The on-demand searches on the Search page is limited by the number of searches we are allowed to do per minute/hour/day
within the Lexis Nexis API (the exact numbers depend on your license agreement). If the PREVIEW_FORMAT is set to
FULL_TEXT, then it will also apply the minute/hour/day download limits (but not the time window limitations). When it
does this, it will actually make 2 API calls because the first will be a regular search which will return the post filters
for further user refinement and the second call will be a download call to get the full text results.

The My Searches page shows the searches that users have saved. They are given the option to delete searches (which works
on in-progress searches to cancel them) and to download them once complete. Search results should be stored on a shared
drive with a mount point on the server as these can take considerable amount of space until they are completed and compressed.

Estimates are given on the Searches and My Searches page to give users an idea of how long searches will potentially take.
This is calculated based on the limitations we have on the API, given the assumption that we could always download faster than
the limitations we have. So if we are limited to 1,000 downloads a day and there are 3 other searches in the queue with
each 5,000 results... it would take a new search with 5,000 results 20 days to complete (5000 * 4 / 1000).

When searches are deleted, it will delete the record from the database as well as removing the files for it on the
server. It will create a historical record in the `historical_searches` table of the database. This is used
only for reporting purposes (i.e. to get the number of searches ran over the year, or the number of documents downloaded).

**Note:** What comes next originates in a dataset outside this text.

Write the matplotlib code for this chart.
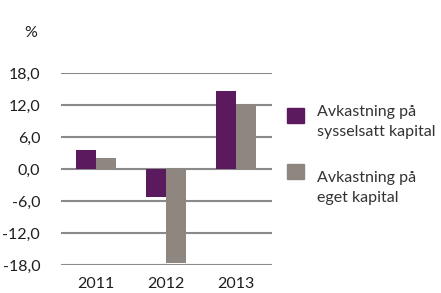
import numpy as np
import matplotlib
matplotlib.use('Agg')
from matplotlib import pyplot as plt
from matplotlib.patches import Rectangle

plt.rcParams['font.family'] = ['Lato', 'DejaVu Sans']

years = ['2011', '2012', '2013']
sysselsatt = [3.6, -5.3, 14.7]
eget = [2.1, -17.7, 12.2]
series_names = [['Avkastning på', 'sysselsatt kapital'], ['Avkastning på', 'eget kapital']]
yticks = [18, 12, 6, 0, -6, -12, -18]

purple = '#5c1a5e'
grey = '#8f8680'
txt = '#1e1e1e'
W, H = 441, 293

fig = plt.figure(figsize=(W/100, H/100), dpi=100)
ax = fig.add_axes([61/W, 1-265/H, 211/W, 192/H])

x = np.arange(len(years))
bw = 0.286
ax.bar(x - bw/2, sysselsatt, bw, color=purple, zorder=3)
ax.bar(x + bw/2, eget, bw, color=grey, zorder=3)

ax.set_xlim(-0.5, 2.514)
ax.set_ylim(-18, 18)
ax.set_yticks(yticks)
ax.set_yticklabels([('%.1f' % v).replace('.', ',') for v in yticks], fontsize=11.5, color=txt)
ax.set_xticks(x)
ax.set_xticklabels(years, fontsize=11.5, color=txt)
ax.tick_params(length=0, axis='y', pad=15)
ax.tick_params(length=0, axis='x', pad=9)
ax.grid(axis='y', color='#8a8a8a', linewidth=1.5, zorder=1)
for s in ax.spines.values():
    s.set_visible(False)

fig.text(31/W, 1-33/H, '%', fontsize=11.5, color=txt, ha='center', va='center')

# legend drawn by hand
sq_top = [108, 164]
base1 = [116, 182]
for col, lines, t, b in zip([purple, grey], series_names, sq_top, base1):
    fig.add_artist(Rectangle((287/W, 1-(t+15)/H), 17/W, 15/H, color=col,
                             transform=fig.transFigure))
    for k, line in enumerate(lines):
        fig.text(317/W, 1-(b+20*k)/H, line, fontsize=11.5, color='#333333',
                 va='baseline', ha='left')

fig.savefig('out.png', dpi=100)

### Queue Processor (tassemblerd, [code](textassembler_processor/management/commands/process_queue.py))
This is the daemon process that does the bulk of the work. It will continually run on the server checking if there are
searches in the queue that need results downloaded for them still, and if there are, it will verify that we have available
downloads remaining with the Lexis Nexis API (by counting the number of calls we've made in our log table will all our API calls).

Assuming we're able to download, it will retrieve the next 10 results for the search, save them to the server, and update the
search position in the database (using the skip field). If the search is complete (based on the number of results field
returned from the API), it will mark it as download completed so that the compression processor will pick it up to
zip the results.

If downloads were not available, it will wait for a period of time and then re-check again (using database
calls).

If there are no items in the queue, it will just wait until there are.

### Compression Processor (tassemblerzipd, [code](textassembler_processor/management/commands/compress_searches.py))
This is the daemon process that will continually check for searches that have had all of their results already downloaded
and are just waiting for their files to be compressed for the user.

It will loop continually checking for items to compress. When it find one, it will compress the files into a single zip,
and then it will remove the original un-compressed files. If configured, it will email the user who initiated the
search to notify them that it has completed.

### Deletion Processor (tassemblerdeld, [code](textassembler_processor/management/commands/delete_searches.py))
This is the daemon process that checks for searches that are old enough to be deleted. It bases this off of the date the
compression was completed or the date the search failed (if it is a failed search). The number of months it waits
before deleting items is set to 3 in the config file by default.

It will delete the files from the server and delete the search record from the database.